[START Collected data]
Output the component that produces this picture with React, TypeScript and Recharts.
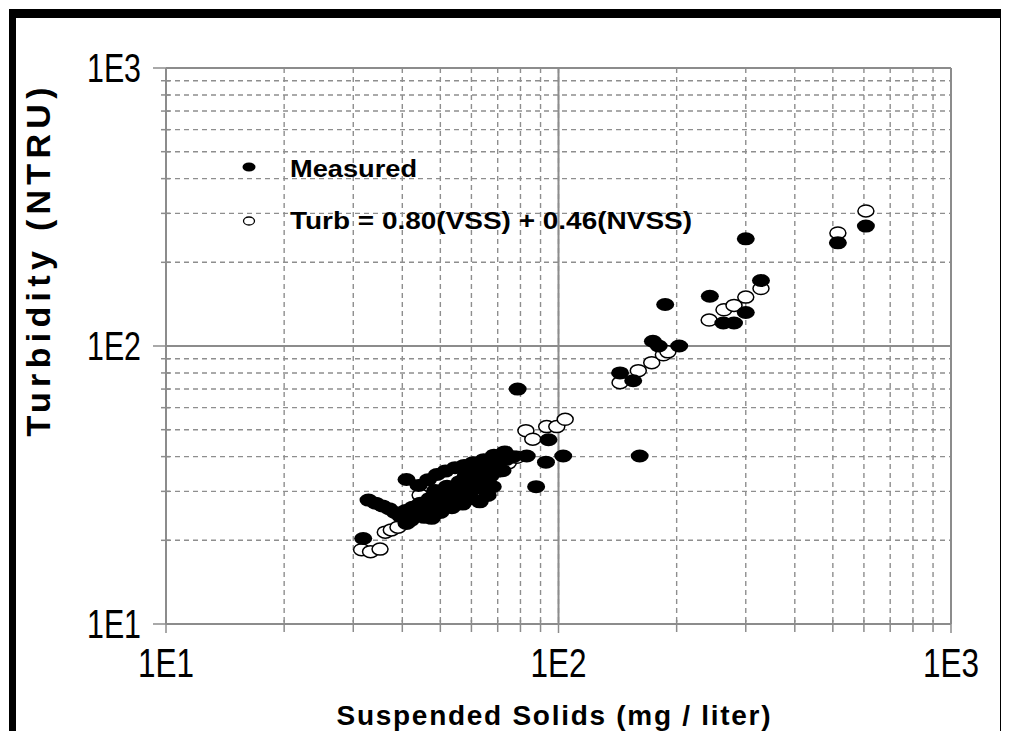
import React from 'react';
import { ScatterChart, Scatter, XAxis, YAxis, CartesianGrid, ReferenceLine, Legend } from 'recharts';

// measured turbidity vs suspended solids
const measuredSS = [
  31.8, 32.8, 34.2, 35.6, 37.0, 38.3, 39.6, 41.0, 40.8, 42.0, 42.5, 43.5, 44.5, 45.5, 46.0, 47.0,
  48.0, 48.5, 49.5, 50.5, 51.0, 52.0, 53.0, 54.0, 55.0, 56.0, 57.0, 58.0, 59.0, 60.0, 61.0, 62.0,
  63.0, 64.0, 65.0, 66.0, 67.0, 68.0, 69.0, 70.5, 72.0, 73.5, 76.6,
  44.0, 46.5, 49.0, 51.5, 54.5, 57.5, 60.5, 64.5, 68.5, 72.9,
  41.0, 47.5, 50.0, 53.5, 57.0, 60.0, 66.0,
  78.7, 83.0, 87.7, 92.9, 94.3,
  102.8, 143.5, 155, 161, 174, 180, 187, 203, 243, 263, 280, 300, 300, 328, 515, 607,
];
const measuredTurb = [
  20.3, 27.9, 27.2, 26.6, 26.0, 25.2, 24.4, 33.1, 25.6, 23.6, 26.3, 25.0, 27.2, 24.2, 26.6, 28.3,
  25.8, 30.2, 27.4, 29.2, 26.4, 31.3, 28.6, 30.4, 27.9, 32.5, 29.5, 34.0, 31.0, 33.2, 35.4, 30.8,
  27.5, 34.5, 32.6, 36.4, 34.0, 31.2, 36.8, 38.3, 35.6, 39.1, 40.0,
  31.5, 33.0, 34.5, 35.5, 36.5, 37.2, 38.0, 39.0, 40.5, 41.6,
  23.0, 24.0, 25.2, 26.2, 27.0, 28.3, 29.0,
  70.0, 40.2, 31.2, 38.2, 46.0,
  40.2, 80.0, 75.0, 40.2, 104, 100, 141, 100, 151, 121, 121, 243, 132, 172, 235, 270,
];

// Turb = 0.80(VSS) + 0.46(NVSS)
const modelSS = [
  31.5, 33.2, 35.1, 36.2, 37.5, 39.0, 44.4, 46.0, 49.0, 53.0, 57.0, 61.0, 65.0, 70.0, 74.5, 78.3,
  82.6, 86.0, 93.3, 99.0, 104, 143.5, 159.7, 172.8, 185, 190, 242, 264, 280, 300, 328, 515, 607,
];
const modelTurb = [
  18.5, 18.2, 18.6, 21.4, 21.8, 22.3, 29.1, 25.2, 27.6, 29.0, 30.5, 32.0, 33.5, 35.5, 38.0, 39.8,
  49.6, 46.2, 51.3, 51.3, 54.5, 73.8, 81.5, 87.1, 93.0, 95.3, 124, 135, 140, 150, 161, 255, 306,
];

const decades = [10, 100, 1000];
const decadeLabels = ['1E1', '1E2', '1E3'];
const logTicks = [
  10, 20, 30, 40, 50, 60, 70, 80, 90,
  100, 200, 300, 400, 500, 600, 700, 800, 900, 1000,
];

const measuredName = 'Measured';
const modelName = 'Turb = 0.80(VSS) + 0.46(NVSS)';

const measured = measuredSS.map((ss, i) => ({ ss, turb: measuredTurb[i] }));
const model = modelSS.map((ss, i) => ({ ss, turb: modelTurb[i] }));

const FONT = '"Liberation Sans", Arial, sans-serif';
const GRID = '#8e8e8e';
const AXIS = '#8c8c8c';

const FilledDot = (p: any) => <ellipse cx={p.cx} cy={p.cy} rx={9} ry={6.5} fill="#000" />;
const OpenDot = (p: any) => (
  <ellipse cx={p.cx} cy={p.cy} rx={8} ry={6} fill="#fff" stroke="#000" strokeWidth={1.5} />
);

const XTick = ({ x, y, payload }: any) => {
  const i = decades.indexOf(payload.value);
  const major = i >= 0;
  return (
    <g>
      <line x1={x} x2={x} y1={major ? y : y - 4} y2={y + (major ? 9 : 8)} stroke={AXIS} strokeWidth={1.5} />
      {major && (
        <text x={x} y={y + 53} textAnchor="middle" fontFamily={FONT} fontSize={40} fill="#000"
          textLength={56} lengthAdjust="spacingAndGlyphs">
          {decadeLabels[i]}
        </text>
      )}
    </g>
  );
};

const YTick = ({ x, y, payload }: any) => {
  const i = decades.indexOf(payload.value);
  const major = i >= 0;
  return (
    <g>
      <line x1={x - (major ? 13 : 5)} x2={major ? x : x + 4} y1={y} y2={y} stroke={AXIS} strokeWidth={1.5} />
      {major && (
        <text x={x - 25} y={y + 14} textAnchor="end" fontFamily={FONT} fontSize={40} fill="#000"
          textLength={54} lengthAdjust="spacingAndGlyphs">
          {decadeLabels[i]}
        </text>
      )}
    </g>
  );
};

const XTitle = ({ viewBox }: any) => (
  <text x={viewBox.x + viewBox.width / 2 - 5} y={viewBox.y + 101} textAnchor="middle"
    fontFamily={FONT} fontWeight="bold" fontSize={28} fill="#000" textLength={434} lengthAdjust="spacing">
    Suspended Solids (mg / liter)
  </text>
);

const YTitle = ({ viewBox }: any) => {
  const cx = viewBox.x - 16;
  const cy = viewBox.y + 194;
  return (
    <text x={cx} y={cy} transform={`rotate(-90 ${cx} ${cy})`} textAnchor="middle"
      fontFamily={FONT} fontWeight="bold" fontSize={34} fill="#000" textLength={349} lengthAdjust="spacing">
      Turbidity (NTRU)
    </text>
  );
};

const LegendBox = () => (
  <svg width={520} height={100}>
    <ellipse cx={20} cy={18} rx={6.5} ry={4.5} fill="#000" />
    <text x={61} y={28} fontFamily={FONT} fontWeight="bold" fontSize={23} fill="#000"
      textLength={127} lengthAdjust="spacingAndGlyphs">
      {measuredName}
    </text>
    <ellipse cx={20} cy={72} rx={5.5} ry={4} fill="#fff" stroke="#000" strokeWidth={1.3} />
    <text x={61} y={80} fontFamily={FONT} fontWeight="bold" fontSize={23} fill="#000"
      textLength={402} lengthAdjust="spacingAndGlyphs">
      {modelName}
    </text>
  </svg>
);

export default function App() {
  return (
    <div
      style={{
        position: 'relative', left: 1, top: 1, width: 1000, height: 723, boxSizing: 'border-box',
        borderTop: '9px solid #000', borderLeft: '7px solid #000', borderRight: '9px solid #000',
        background: '#fff',
      }}
    >
      <div style={{ position: 'absolute', left: -7, top: -9 }}>
        <ScatterChart width={1000} height={731} margin={{ top: 59, right: 58, bottom: 36, left: 57 }}>
          <CartesianGrid stroke={GRID} strokeDasharray="5 4" strokeWidth={1.4} />
          <XAxis type="number" dataKey="ss" scale="log" domain={[10, 1000]} allowDataOverflow
            ticks={logTicks} interval={0} tickSize={0} tickMargin={0} axisLine={false}
            tick={XTick} height={80} label={XTitle} />
          <YAxis type="number" dataKey="turb" scale="log" domain={[10, 1000]} allowDataOverflow
            ticks={logTicks} interval={0} tickSize={0} tickMargin={0} axisLine={false}
            tick={YTick} width={100} label={YTitle} />
          <ReferenceLine x={100} stroke={AXIS} strokeWidth={2} />
          <ReferenceLine y={100} stroke={AXIS} strokeWidth={2} />
          <ReferenceLine x={10} stroke={AXIS} strokeWidth={2} />
          <ReferenceLine x={1000} stroke={AXIS} strokeWidth={2} />
          <ReferenceLine y={10} stroke={AXIS} strokeWidth={2} />
          <ReferenceLine y={1000} stroke={AXIS} strokeWidth={2} />
          <Legend verticalAlign="middle" align="center" layout="horizontal"
            wrapperStyle={{ left: 220, top: 140, width: 520, height: 100 }} content={LegendBox} />
          <Scatter name={modelName} data={model} shape={OpenDot} isAnimationActive={false} />
          <Scatter name={measuredName} data={measured} shape={FilledDot} isAnimationActive={false} />
        </ScatterChart>
      </div>
    </div>
  );
}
[END Collected data]
Goal: In the data above, please extract the lines from the first one through the line with "CartesianGrid, ReferenceLine, Legend", exactly, and keep pictures out.

Response to this exercise:
Output the component that produces this picture with React, TypeScript and Recharts.
import React from 'react';
import { ScatterChart, Scatter, XAxis, YAxis, CartesianGrid, ReferenceLine, Legend } from 'recharts';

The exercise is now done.